**DATASET RECORDS**

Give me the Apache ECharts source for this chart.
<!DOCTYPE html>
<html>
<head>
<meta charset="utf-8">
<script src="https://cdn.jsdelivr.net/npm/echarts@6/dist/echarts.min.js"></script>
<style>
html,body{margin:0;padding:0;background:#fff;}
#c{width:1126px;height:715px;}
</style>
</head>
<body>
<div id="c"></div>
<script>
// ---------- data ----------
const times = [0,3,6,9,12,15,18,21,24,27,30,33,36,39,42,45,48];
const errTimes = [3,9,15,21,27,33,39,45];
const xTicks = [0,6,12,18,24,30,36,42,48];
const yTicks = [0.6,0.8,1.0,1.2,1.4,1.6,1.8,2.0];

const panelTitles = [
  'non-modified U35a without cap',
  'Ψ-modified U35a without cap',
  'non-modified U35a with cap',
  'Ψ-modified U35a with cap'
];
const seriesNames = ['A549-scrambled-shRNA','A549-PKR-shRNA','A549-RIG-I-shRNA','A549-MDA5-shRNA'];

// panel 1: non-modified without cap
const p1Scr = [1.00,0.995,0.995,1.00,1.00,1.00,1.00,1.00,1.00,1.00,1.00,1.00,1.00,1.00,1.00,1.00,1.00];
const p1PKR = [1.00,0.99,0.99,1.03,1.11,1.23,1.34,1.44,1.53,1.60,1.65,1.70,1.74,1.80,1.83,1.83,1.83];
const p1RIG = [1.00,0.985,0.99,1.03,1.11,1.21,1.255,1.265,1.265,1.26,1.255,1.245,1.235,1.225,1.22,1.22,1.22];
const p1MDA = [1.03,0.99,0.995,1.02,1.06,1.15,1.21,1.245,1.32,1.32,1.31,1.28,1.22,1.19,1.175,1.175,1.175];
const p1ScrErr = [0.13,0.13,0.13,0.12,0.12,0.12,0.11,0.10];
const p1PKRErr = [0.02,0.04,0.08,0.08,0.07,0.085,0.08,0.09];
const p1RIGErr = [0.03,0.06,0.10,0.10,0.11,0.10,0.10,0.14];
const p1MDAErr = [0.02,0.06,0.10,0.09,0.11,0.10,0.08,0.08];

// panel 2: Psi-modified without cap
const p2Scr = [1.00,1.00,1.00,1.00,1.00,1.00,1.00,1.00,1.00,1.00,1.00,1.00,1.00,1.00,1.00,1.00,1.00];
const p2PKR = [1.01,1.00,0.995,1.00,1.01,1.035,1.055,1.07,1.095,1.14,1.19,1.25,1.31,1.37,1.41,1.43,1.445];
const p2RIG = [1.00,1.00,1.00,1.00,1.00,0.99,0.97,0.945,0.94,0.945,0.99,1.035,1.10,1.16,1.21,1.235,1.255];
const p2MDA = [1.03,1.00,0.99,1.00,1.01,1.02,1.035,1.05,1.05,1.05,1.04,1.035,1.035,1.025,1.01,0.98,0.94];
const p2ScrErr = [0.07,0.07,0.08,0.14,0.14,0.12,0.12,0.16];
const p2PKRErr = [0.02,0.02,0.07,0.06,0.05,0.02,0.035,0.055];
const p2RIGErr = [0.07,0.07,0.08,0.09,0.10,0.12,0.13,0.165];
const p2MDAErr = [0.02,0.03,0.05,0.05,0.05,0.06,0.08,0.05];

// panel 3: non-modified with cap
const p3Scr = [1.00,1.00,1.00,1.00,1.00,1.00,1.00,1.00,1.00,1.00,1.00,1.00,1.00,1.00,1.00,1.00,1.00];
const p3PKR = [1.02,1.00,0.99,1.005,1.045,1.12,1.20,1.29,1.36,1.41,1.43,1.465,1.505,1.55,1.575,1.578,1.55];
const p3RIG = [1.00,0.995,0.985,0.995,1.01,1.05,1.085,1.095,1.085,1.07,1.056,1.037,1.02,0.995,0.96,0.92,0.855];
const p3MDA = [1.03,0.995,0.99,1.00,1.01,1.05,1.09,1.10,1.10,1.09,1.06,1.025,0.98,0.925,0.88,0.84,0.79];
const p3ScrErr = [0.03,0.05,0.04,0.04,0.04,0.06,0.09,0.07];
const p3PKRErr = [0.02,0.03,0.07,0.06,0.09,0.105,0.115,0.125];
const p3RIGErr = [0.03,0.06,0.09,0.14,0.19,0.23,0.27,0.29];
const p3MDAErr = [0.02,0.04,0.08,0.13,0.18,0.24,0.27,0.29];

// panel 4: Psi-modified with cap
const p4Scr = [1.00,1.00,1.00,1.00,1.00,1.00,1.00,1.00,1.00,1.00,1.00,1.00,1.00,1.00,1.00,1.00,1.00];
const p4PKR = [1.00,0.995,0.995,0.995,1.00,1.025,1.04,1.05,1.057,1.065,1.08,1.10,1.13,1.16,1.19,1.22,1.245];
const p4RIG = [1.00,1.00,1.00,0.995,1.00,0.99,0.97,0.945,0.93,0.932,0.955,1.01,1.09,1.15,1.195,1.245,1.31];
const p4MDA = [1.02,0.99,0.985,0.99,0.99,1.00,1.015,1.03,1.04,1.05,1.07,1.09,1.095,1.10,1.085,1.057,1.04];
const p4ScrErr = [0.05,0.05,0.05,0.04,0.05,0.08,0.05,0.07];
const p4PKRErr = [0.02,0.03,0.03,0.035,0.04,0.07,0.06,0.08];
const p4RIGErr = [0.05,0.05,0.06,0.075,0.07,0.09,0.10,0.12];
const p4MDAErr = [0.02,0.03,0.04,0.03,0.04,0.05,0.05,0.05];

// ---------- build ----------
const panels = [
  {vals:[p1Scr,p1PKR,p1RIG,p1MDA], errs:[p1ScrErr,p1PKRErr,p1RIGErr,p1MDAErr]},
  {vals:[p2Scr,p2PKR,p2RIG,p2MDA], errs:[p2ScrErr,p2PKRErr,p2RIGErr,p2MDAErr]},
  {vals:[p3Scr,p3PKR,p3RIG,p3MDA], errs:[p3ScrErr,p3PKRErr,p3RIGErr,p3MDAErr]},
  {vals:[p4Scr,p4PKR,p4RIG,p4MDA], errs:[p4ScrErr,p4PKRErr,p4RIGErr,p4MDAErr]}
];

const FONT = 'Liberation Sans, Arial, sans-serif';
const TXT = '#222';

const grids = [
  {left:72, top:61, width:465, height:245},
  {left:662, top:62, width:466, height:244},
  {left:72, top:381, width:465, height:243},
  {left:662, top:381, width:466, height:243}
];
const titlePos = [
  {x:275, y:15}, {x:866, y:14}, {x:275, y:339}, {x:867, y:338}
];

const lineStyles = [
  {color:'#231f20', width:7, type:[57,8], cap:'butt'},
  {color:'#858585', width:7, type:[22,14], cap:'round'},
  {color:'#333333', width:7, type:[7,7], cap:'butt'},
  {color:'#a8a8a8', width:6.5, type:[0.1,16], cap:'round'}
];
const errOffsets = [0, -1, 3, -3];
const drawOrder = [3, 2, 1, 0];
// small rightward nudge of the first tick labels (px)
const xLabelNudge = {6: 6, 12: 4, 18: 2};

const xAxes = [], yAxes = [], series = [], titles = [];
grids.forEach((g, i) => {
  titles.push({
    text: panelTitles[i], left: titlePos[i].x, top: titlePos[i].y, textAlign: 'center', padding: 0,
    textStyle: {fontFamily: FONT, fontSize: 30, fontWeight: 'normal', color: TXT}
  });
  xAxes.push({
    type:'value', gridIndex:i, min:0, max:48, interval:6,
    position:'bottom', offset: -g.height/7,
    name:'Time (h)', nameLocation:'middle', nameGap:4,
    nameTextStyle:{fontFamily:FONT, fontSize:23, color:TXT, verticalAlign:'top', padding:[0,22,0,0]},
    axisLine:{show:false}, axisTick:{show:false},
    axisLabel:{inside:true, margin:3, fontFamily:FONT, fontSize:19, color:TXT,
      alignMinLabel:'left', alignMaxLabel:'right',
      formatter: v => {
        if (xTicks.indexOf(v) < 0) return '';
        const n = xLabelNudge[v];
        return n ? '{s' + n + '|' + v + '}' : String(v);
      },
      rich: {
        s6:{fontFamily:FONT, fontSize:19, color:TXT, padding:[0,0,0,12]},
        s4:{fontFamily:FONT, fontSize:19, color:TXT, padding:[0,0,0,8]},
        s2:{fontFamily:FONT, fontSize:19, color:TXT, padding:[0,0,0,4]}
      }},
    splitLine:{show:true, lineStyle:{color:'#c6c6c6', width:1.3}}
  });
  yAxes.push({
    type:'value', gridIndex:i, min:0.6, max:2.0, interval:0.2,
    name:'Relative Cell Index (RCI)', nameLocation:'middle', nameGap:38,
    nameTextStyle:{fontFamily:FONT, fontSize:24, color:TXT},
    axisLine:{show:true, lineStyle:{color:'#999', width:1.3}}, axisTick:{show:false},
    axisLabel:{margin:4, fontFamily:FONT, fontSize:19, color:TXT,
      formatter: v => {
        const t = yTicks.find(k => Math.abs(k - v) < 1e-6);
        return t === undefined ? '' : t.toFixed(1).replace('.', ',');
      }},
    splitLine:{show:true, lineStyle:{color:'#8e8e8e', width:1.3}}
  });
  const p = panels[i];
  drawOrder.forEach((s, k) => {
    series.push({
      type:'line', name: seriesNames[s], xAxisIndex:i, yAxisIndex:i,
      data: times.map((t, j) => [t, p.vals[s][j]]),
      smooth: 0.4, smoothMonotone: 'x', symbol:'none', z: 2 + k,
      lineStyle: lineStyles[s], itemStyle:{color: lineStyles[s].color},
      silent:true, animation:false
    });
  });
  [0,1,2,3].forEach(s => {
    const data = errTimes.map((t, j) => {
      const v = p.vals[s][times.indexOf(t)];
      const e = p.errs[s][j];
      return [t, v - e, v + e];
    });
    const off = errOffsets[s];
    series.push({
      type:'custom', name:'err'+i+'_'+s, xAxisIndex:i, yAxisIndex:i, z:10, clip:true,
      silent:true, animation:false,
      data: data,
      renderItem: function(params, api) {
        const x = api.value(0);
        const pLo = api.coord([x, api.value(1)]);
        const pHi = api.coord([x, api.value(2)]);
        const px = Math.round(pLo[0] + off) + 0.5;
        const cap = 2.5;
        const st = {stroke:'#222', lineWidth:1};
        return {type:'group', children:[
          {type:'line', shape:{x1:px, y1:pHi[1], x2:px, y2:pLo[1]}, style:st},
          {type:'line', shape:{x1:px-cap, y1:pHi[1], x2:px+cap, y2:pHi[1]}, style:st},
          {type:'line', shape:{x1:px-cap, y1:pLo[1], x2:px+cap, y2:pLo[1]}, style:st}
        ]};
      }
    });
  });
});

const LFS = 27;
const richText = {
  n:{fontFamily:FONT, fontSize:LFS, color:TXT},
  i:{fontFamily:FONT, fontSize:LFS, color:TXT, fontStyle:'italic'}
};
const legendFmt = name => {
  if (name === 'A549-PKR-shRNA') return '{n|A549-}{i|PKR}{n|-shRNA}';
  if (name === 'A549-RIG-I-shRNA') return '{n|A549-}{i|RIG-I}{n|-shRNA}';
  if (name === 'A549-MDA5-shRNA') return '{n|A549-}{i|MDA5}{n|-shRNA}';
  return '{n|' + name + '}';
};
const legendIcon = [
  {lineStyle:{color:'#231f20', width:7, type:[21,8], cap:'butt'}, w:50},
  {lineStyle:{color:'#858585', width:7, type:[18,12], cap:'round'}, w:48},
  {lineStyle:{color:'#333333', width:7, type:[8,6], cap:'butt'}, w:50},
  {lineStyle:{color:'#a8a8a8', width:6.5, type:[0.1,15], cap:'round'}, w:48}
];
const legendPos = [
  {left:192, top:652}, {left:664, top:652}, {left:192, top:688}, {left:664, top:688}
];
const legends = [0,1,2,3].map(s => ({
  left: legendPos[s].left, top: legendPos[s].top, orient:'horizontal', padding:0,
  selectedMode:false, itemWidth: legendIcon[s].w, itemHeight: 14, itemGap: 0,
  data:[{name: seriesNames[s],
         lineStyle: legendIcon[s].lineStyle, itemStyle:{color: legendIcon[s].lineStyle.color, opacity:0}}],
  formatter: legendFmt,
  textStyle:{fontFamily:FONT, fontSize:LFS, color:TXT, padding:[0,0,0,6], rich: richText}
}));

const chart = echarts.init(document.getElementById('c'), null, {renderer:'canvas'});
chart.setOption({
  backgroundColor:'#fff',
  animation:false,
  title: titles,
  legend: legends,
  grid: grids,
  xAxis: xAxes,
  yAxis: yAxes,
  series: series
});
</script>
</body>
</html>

...

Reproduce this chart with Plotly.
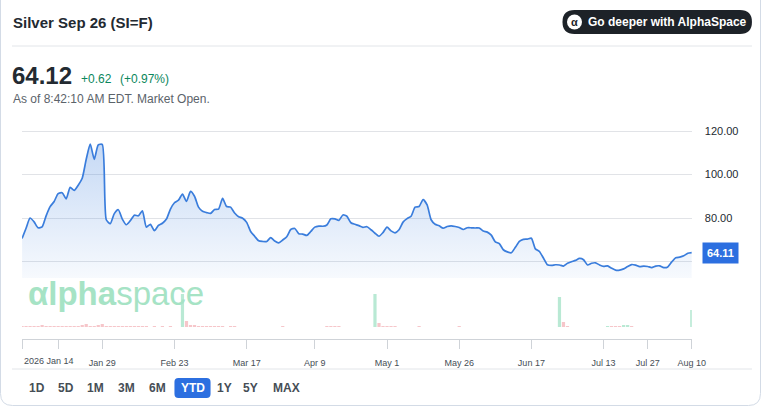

**AIM**
Copy out exactly the lines running from the one with "Give me the" to the one with "const yTicks = [0.6,0.8,1.0,1.2,1.4,1.6,1.8,2.0];", including both ends, and nothing more.

**ANSWER IN FULL**
Give me the Apache ECharts source for this chart.
<!DOCTYPE html>
<html>
<head>
<meta charset="utf-8">
<script src="https://cdn.jsdelivr.net/npm/echarts@6/dist/echarts.min.js"></script>
<style>
html,body{margin:0;padding:0;background:#fff;}
#c{width:1126px;height:715px;}
</style>
</head>
<body>
<div id="c"></div>
<script>
// ---------- data ----------
const times = [0,3,6,9,12,15,18,21,24,27,30,33,36,39,42,45,48];
const errTimes = [3,9,15,21,27,33,39,45];
const xTicks = [0,6,12,18,24,30,36,42,48];
const yTicks = [0.6,0.8,1.0,1.2,1.4,1.6,1.8,2.0];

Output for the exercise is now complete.